Set exercise:
Begin at the first line of the data and copy each line through the one containing "const seriesNames = ['Aniso", that line included, with no pictures.

Given information:
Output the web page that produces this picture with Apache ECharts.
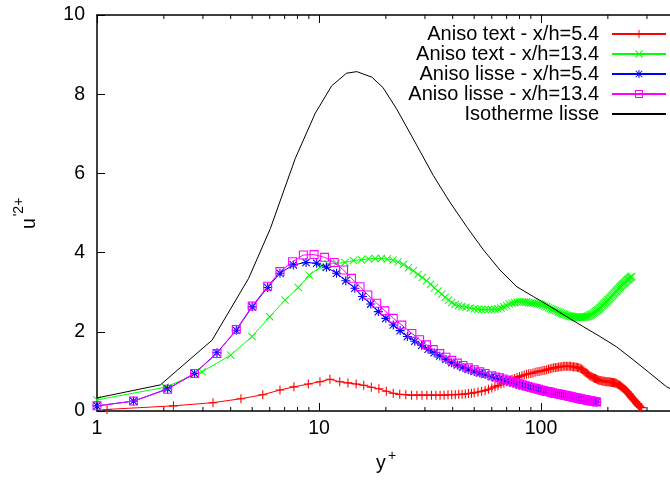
<!DOCTYPE html>
<html>
<head>
<meta charset="utf-8">
<script src="https://cdn.jsdelivr.net/npm/echarts@6/dist/echarts.min.js"></script>
<style>html,body{margin:0;padding:0;background:#fff}#c{width:670px;height:480px}</style>
</head>
<body>
<div id="c"></div>
<script>
// ---- data (y+, u'2+) ----
const seriesNames = ['Aniso text - x/h=5.4', 'Aniso text - x/h=13.4', 'Aniso lisse - x/h=5.4', 'Aniso lisse - x/h=13.4', 'Isotherme lisse'];

const redX = [1.11,2.21,3.33,4.45,5.58,6.67,7.71,8.95,10.1,11.2,12.4,13.5,14.7,15.9,17.2,18.6,20.1,21.6,23.1,24.6,
  26.1,27.6,29.1,30.6,32.1,33.6,35.1,36.6,38.1,39.6,41.1,42.6,44.1,45.6,47.1,48.6,50,52,54,56,58,
  60,62,64,66,68,70,72,74,76,78,
  80,82,84,86,88,90,92,94,96,98,
  100,102,104,106,108,110,112,114,116,118,
  120,122,124,126,128,130,132,134,136,138,
  140,142,144,146,148,150,152,154,156,158,
  160,162,164,166,168,170,172,174,176,178,
  180,182,184,186,188,190,192,194,196,198,
  200,202,204,206,208,210,212,214,216,218,
  220,222,224,226,228,230,232,234,236,238,
  240,242,244,246,248,250,252,254,256,258,
  260,262,264,266,268,270,272,274,276,278,
  280,282,284];
const redY = [0.04,0.13,0.21,0.31,0.41,0.53,0.61,0.68,0.74,0.80,0.74,0.71,0.68,0.65,0.60,0.56,0.50,0.45,0.42,0.41,
  0.40,0.40,0.40,0.40,0.40,0.40,0.40,0.40,0.41,0.41,0.41,0.42,0.42,0.43,0.44,0.45,0.46,0.48,0.50,0.52,0.55,
  0.58,0.61,0.64,0.68,0.71,0.74,0.77,0.80,0.82,0.85,
  0.87,0.89,0.91,0.93,0.94,0.95,0.96,0.98,0.99,1.00,
  1.01,1.02,1.03,1.04,1.06,1.07,1.08,1.09,1.10,1.10,
  1.11,1.12,1.12,1.13,1.13,1.13,1.13,1.13,1.13,1.12,
  1.12,1.11,1.11,1.10,1.09,1.08,1.06,1.04,1.01,0.98,
  0.96,0.94,0.91,0.89,0.87,0.86,0.84,0.83,0.82,0.80,
  0.79,0.78,0.77,0.77,0.76,0.76,0.75,0.75,0.74,0.74,
  0.74,0.73,0.73,0.73,0.72,0.72,0.72,0.71,0.71,0.70,
  0.69,0.67,0.66,0.65,0.63,0.61,0.60,0.58,0.56,0.55,
  0.53,0.51,0.49,0.46,0.44,0.42,0.39,0.37,0.34,0.32,
  0.30,0.28,0.26,0.24,0.22,0.19,0.17,0.15,0.13,0.12,
  0.10,0.09,0.08];

const greenX = [1.0,2.03,2.97,4.0,4.99,6.0,7.03,8.07,9.04,10.1,11.0,12.0,13.1,14.3,15.5,16.7,17.9,19.1,20.3,21.5,
  22.7,24.0,25.3,26.6,27.9,29.2,30.5,31.8,33.1,34.4,35.7,37.0,38.3,39.6,41,42.5,44,46,48,50,52,54,56,58,
  60,62,64,66,68,70,72,74,76,78,
  80,82,84,86,88,90,92,94,96,98,
  100,102,104,106,108,110,112,114,116,118,
  120,122,124,126,128,130,132,134,136,138,
  140,142,144,146,148,150,152,154,156,158,
  160,162,164,166,168,170,172,174,176,178,
  180,182,184,186,188,190,192,194,196,198,
  200,202,204,206,208,210,212,214,216,218,
  220,222,224,226,228,230,232,234,236,238,
  240,242,244,246,248,250,252,254,256];
const greenY = [0.28,0.60,0.99,1.41,1.88,2.38,2.80,3.12,3.43,3.63,3.71,3.73,3.75,3.80,3.82,3.84,3.85,3.85,3.84,3.81,
  3.76,3.70,3.62,3.54,3.45,3.37,3.29,3.20,3.11,3.03,2.95,2.87,2.80,2.74,2.69,2.66,2.64,2.62,2.60,2.58,2.57,2.56,2.56,2.56,
  2.56,2.57,2.58,2.60,2.63,2.66,2.70,2.72,2.74,2.75,
  2.75,2.75,2.75,2.75,2.74,2.73,2.73,2.72,2.71,2.70,
  2.69,2.67,2.65,2.63,2.61,2.59,2.57,2.55,2.54,2.52,
  2.50,2.49,2.47,2.45,2.44,2.42,2.41,2.40,2.39,2.38,
  2.38,2.37,2.37,2.37,2.37,2.37,2.37,2.37,2.37,2.38,
  2.38,2.39,2.40,2.42,2.43,2.45,2.47,2.49,2.51,2.53,
  2.55,2.57,2.60,2.62,2.65,2.67,2.70,2.72,2.75,2.77,
  2.80,2.82,2.85,2.87,2.90,2.92,2.95,2.97,3.00,3.02,
  3.04,3.07,3.09,3.12,3.14,3.16,3.18,3.20,3.22,3.24,
  3.26,3.28,3.30,3.32,3.33,3.35,3.37,3.38,3.40];

const blueX = [1.0,1.46,2.08,2.75,3.47,4.24,5.0,5.87,6.67,7.66,8.74,9.76,10.8,12.0,13.2,14.5,15.7,17.1,18.5,20.0,
  21.6,23.2,25.0,27.0,29.0,31.0,33.0,35.0,37.3,39.6,42,44.5,47,50,53,56,
  60,62.5,65,67.5,70,72.5,75,77.5,80,82.5,85,87.5,90,92.5,95,97.5,
  100,102.5,105,107.5,110,112.5,115,117.5,120,122.5,125,127.5,130,132.5,135,137.5,
  140,142.5,145,147.5,150,152.5,155,157.5,160,162.5,165,167.5,170,172.5,175,178];
const blueY = [0.13,0.25,0.56,0.95,1.47,2.04,2.63,3.12,3.48,3.69,3.75,3.73,3.63,3.48,3.29,3.10,2.89,2.70,2.51,2.34,
  2.17,2.03,1.88,1.76,1.66,1.56,1.47,1.39,1.30,1.22,1.16,1.10,1.05,1.00,0.96,0.92,
  0.87,0.84,0.82,0.79,0.76,0.74,0.71,0.69,0.66,0.64,0.62,0.61,0.59,0.57,0.55,0.54,
  0.52,0.51,0.49,0.48,0.47,0.45,0.44,0.43,0.42,0.41,0.40,0.39,0.38,0.37,0.36,0.35,
  0.34,0.33,0.32,0.31,0.30,0.30,0.29,0.28,0.27,0.27,0.26,0.25,0.25,0.24,0.23,0.22];

const magentaX = [1.0,1.46,2.08,2.75,3.47,4.24,5.0,5.87,6.67,7.6,8.5,9.5,10.6,11.7,12.9,14.0,15.3,16.6,18.2,19.8,
  21.6,23.6,26.2,28.4,30.5,32.7,35,37.3,39.6,42,44.5,47,50,53,56,
  60,62.5,65,67.5,70,72.5,75,77.5,80,82.5,85,87.5,90,92.5,95,97.5,
  100,102.5,105,107.5,110,112.5,115,117.5,120,122.5,125,127.5,130,132.5,135,137.5,
  140,142.5,145,147.5,150,152.5,155,157.5,160,162.5,165,167.5,170,172.5,175,178];
const magentaY = [0.13,0.25,0.55,0.95,1.45,2.06,2.65,3.15,3.52,3.77,3.94,3.95,3.88,3.75,3.56,3.35,3.14,2.93,2.72,2.53,
  2.34,2.17,1.96,1.80,1.67,1.55,1.45,1.36,1.28,1.21,1.15,1.09,1.04,0.99,0.95,
  0.89,0.86,0.84,0.81,0.78,0.76,0.73,0.71,0.68,0.66,0.64,0.62,0.60,0.58,0.57,0.55,
  0.53,0.52,0.50,0.49,0.48,0.46,0.45,0.44,0.43,0.42,0.41,0.40,0.39,0.38,0.37,0.36,
  0.35,0.34,0.33,0.32,0.31,0.30,0.29,0.29,0.28,0.27,0.26,0.26,0.25,0.24,0.24,0.23];

const blackX = [1,1.93,3.3,4.82,6.04,7.82,9.62,11.4,13.3,14.8,17.3,19.4,22.4,27.5,32.7,38.8,46.3,55,65.3,77.7,92.3,110,130.6,155,184.5,219,260.6,310,368,381];
const blackY = [0.33,0.66,1.79,3.35,4.61,6.38,7.52,8.21,8.53,8.57,8.43,8.17,7.62,6.72,5.95,5.28,4.65,4.07,3.56,3.14,2.89,2.64,2.38,2.13,1.88,1.62,1.29,0.95,0.61,0.57];

const xMin = 1, xMax = 381;
const yMin = 0, yMax = 10, yStep = 2;
const minorTicksX = [2,3,4,5,6,7,8,9,20,30,40,50,60,70,80,90,200,300];

// ---- styles ----
const FONT = 'Liberation Sans, Arial, Helvetica, sans-serif';
const colors = ['#ff0000', '#00ff00', '#0000ff', '#ff00ff', '#000000'];
const SYM_PLUS = 'path://M4.4,0H5.6V10H4.4Z M0,4.4H10V5.6H0Z';
const SYM_CROSS = 'path://M0,0.85L0.85,0L10,9.15L9.15,10Z M9.15,0L10,0.85L0.85,10L0,9.15Z';
const SYM_STAR = 'path://M4.4,0H5.6V10H4.4Z M0,4.4H10V5.6H0Z M0.5,1.35L1.35,0.5L9.5,8.65L8.65,9.5Z M8.65,0.5L9.5,1.35L1.35,9.5L0.5,8.65Z';
const SYM_SQUARE = 'path://M0,0H10V10H0Z M1.2,1.2V8.8H8.8V1.2Z';
const symbols = [SYM_PLUS, SYM_CROSS, SYM_STAR, SYM_SQUARE, 'none'];
const symSizes = [9, 8, 9, 9, 0];

function pairs(xs, ys) { return xs.map((x, i) => [x, ys[i]]); }
const allX = [redX, greenX, blueX, magentaX, blackX];
const allY = [redY, greenY, blueY, magentaY, blackY];

const chart = echarts.init(document.getElementById('c'), null, {renderer: 'canvas'});

const lineSeries = seriesNames.map((name, i) => ({
  name: name,
  type: 'line',
  data: pairs(allX[i], allY[i]),
  symbol: symbols[i],
  symbolSize: symSizes[i],
  showSymbol: i < 4,
  showAllSymbol: true,
  lineStyle: {color: colors[i], width: 1},
  itemStyle: {color: colors[i]},
  clip: true,
  z: 2 + i * 0.01,
  silent: true
}));

const legendTops = [24, 44, 64, 84, 104];
const legends = seriesNames.map((name, i) => {
  const lg = {
    data: [name],
    right: 3,
    top: legendTops[i],
    orient: 'vertical',
    align: 'right',
    itemWidth: 54,
    itemHeight: 10,
    itemGap: 0,
    padding: 0,
    selectedMode: false,
    textStyle: {fontSize: 20, fontFamily: FONT, color: '#000', lineHeight: 20, padding: [0, 8, 0, 0]}
  };
  if (i === 4) lg.itemStyle = {opacity: 0};
  return lg;
});

const axisCol = '#000';
const option = {
  animation: false,
  backgroundColor: '#fff',
  grid: {left: 97, right: 0, top: 15, bottom: 69, containLabel: false},
  legend: legends,
  xAxis: [
    {
      type: 'log', logBase: 10, min: xMin, max: xMax, position: 'bottom',
      axisLine: {show: true, lineStyle: {color: axisCol, width: 1.5}},
      axisTick: {show: true, inside: true, length: 8, lineStyle: {color: axisCol, width: 1}},
      axisLabel: {show: true, margin: 8, fontSize: 19.5, fontFamily: FONT, color: '#000', showMaxLabel: false,
                  formatter: v => String(Math.round(v))},
      splitLine: {show: false}, minorTick: {show: false}
    },
    {
      type: 'log', logBase: 10, min: xMin, max: xMax, position: 'top',
      axisLine: {show: true, lineStyle: {color: axisCol, width: 1.5}},
      axisTick: {show: true, inside: true, length: 8, lineStyle: {color: axisCol, width: 1}},
      axisLabel: {show: false}, splitLine: {show: false}
    }
  ],
  yAxis: {
    type: 'value', min: yMin, max: yMax, interval: yStep,
    axisLine: {show: true, lineStyle: {color: axisCol, width: 1.5}},
    axisTick: {show: true, inside: true, length: 8, lineStyle: {color: axisCol, width: 1}},
    axisLabel: {margin: 12, fontSize: 19.5, fontFamily: FONT, color: '#000'},
    splitLine: {show: false}
  },
  series: lineSeries.concat([{
    type: 'custom',
    name: 'minorTicks',
    silent: true,
    data: minorTicksX.map(v => [v, yMin]),
    encode: {x: 0, y: 1},
    clip: false,
    z: 5,
    renderItem: function (params, api) {
      const v = api.value(0);
      const b = api.coord([v, yMin]);
      const t = api.coord([v, yMax]);
      return {
        type: 'group',
        children: [
          {type: 'line', shape: {x1: b[0], y1: b[1], x2: b[0], y2: b[1] - 4}, style: {stroke: axisCol, lineWidth: 1}},
          {type: 'line', shape: {x1: t[0], y1: t[1], x2: t[0], y2: t[1] + 4}, style: {stroke: axisCol, lineWidth: 1}}
        ]
      };
    }
  }]),
  graphic: [
    {type: 'text', left: 376, top: 454, style: {text: 'y', fontSize: 19.5, fontFamily: FONT, fill: '#000'}},
    {type: 'text', left: 388, top: 449, style: {text: '+', fontSize: 14, fontFamily: FONT, fill: '#000'}},
    {type: 'text', x: 30, y: 223.5, rotation: Math.PI / 2,
     style: {text: 'u', fontSize: 19.5, fontFamily: FONT, fill: '#000', align: 'center', verticalAlign: 'middle'}},
    {type: 'text', x: 19, y: 207, rotation: Math.PI / 2,
     style: {text: "'2+", fontSize: 14, fontFamily: FONT, fill: '#000', align: 'center', verticalAlign: 'middle'}}
  ]
};
chart.setOption(option);
</script>
</body>
</html>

Task output:
Output the web page that produces this picture with Apache ECharts.
<!DOCTYPE html>
<html>
<head>
<meta charset="utf-8">
<script src="https://cdn.jsdelivr.net/npm/echarts@6/dist/echarts.min.js"></script>
<style>html,body{margin:0;padding:0;background:#fff}#c{width:670px;height:480px}</style>
</head>
<body>
<div id="c"></div>
<script>
// ---- data (y+, u'2+) ----
const seriesNames = ['Aniso text - x/h=5.4', 'Aniso text - x/h=13.4', 'Aniso lisse - x/h=5.4', 'Aniso lisse - x/h=13.4', 'Isotherme lisse'];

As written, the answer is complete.